Self-learning and self-explanatory machines for intuitive machine operation: SLEM
It is often the case that experts are needed for the installation, maintenance and reconfiguration of machines. Therefore, this project aims to develop an assistance system that enables all employees to operate a machine, even without extensive prior experience. Using AI-based analysis of sensor and internal machine data, the device is able to recognize the machine status and the operator’s intention. A further AI module, which uses machine learning processes, develops logical operating options using the conflated data. The machine recognizes when the user is operating it incorrectly and is able to alert him or her. The goal of the project is to turn every machine into a self-learning and self- explanatory system component. A leveling machine and filling machine serve as initial prototypes.

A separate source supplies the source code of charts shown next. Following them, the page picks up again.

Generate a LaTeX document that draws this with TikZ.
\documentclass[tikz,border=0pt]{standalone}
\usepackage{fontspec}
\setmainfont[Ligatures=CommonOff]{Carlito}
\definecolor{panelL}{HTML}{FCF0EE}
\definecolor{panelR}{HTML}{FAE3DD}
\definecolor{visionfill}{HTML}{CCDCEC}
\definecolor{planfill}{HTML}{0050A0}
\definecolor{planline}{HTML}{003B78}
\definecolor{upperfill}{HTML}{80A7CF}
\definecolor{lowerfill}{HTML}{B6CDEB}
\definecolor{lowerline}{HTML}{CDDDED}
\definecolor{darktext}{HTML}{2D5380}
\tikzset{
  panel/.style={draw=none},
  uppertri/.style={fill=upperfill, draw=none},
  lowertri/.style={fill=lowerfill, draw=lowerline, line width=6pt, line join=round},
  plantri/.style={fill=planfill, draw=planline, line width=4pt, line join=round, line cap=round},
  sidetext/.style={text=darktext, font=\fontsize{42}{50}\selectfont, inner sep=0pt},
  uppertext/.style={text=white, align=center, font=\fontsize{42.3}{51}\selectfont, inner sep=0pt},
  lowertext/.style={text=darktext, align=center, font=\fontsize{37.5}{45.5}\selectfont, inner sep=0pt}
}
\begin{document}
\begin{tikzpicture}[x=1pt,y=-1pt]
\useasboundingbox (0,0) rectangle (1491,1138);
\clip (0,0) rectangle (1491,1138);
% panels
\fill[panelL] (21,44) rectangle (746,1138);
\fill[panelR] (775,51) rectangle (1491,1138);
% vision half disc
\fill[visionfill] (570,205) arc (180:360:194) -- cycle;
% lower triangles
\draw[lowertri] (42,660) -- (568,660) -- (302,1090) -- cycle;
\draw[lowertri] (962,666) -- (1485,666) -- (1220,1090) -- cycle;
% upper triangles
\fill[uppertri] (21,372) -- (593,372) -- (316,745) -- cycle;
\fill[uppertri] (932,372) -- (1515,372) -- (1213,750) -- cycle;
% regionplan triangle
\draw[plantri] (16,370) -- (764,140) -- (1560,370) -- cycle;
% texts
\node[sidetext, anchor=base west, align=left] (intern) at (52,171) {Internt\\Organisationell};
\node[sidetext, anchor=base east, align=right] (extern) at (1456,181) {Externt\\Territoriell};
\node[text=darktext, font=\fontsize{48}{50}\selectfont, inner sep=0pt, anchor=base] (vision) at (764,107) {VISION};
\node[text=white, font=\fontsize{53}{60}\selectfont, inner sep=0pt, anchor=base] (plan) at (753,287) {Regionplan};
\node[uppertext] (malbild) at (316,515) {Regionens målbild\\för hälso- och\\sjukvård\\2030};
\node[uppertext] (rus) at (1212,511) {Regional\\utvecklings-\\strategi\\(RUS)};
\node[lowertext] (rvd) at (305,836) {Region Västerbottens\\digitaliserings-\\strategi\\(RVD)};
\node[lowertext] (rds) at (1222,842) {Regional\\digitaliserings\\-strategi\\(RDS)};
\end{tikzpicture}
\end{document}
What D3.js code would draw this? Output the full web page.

Robotic warehouse workers for beverage logistics: Luka-Beverage
Hauling drinks crates here, there and everywhere is evidently going to take a physical toll and is far from an ergonomic task – especially when it forms part of someone’s daily work. With an estimated 530 million drinks crates in circulation around Europe, there are plenty of ways we can help here. This is why the project partners of “Luka-Beverage” are working on a service robot to help with this task. However, the dynamic, narrow and unstructured environments like those found in beverage warehouses pose a challenge when finding an automated solution. Moreover, service robots have so far only been able to lift weights of up to 20 kg on rare occasions.
Therefore, the aim of the project is to develop a suitable gripping system for the mobile platform “Luka”, which was developed by the company Mojin Robotics and already exists as a prototype. Using AI processes for object localization, the robot knows exactly where the crates and bottles are located, even in such a challenging environment. With this knowledge, it is able to plan how to grip these objects. In addition, a 3D navigation system is created, thanks to which the robot can find its way around autonomously and also partially creates a 3D map of the free workspace. As a result, the robot and its arm can move around in a collision-free manner, even without a sensor to alert it to potential obstacles. The aim of the project is, by the end of this year, to develop the prototype so that it uses sensor-guiding technology in order to carry out palletizing and depalletizing tasks in addition to being able to stack crates of drinks and handle empty bottles. In so doing, this would illustrate the technical and economic viability of automated solutions such as “Luka”.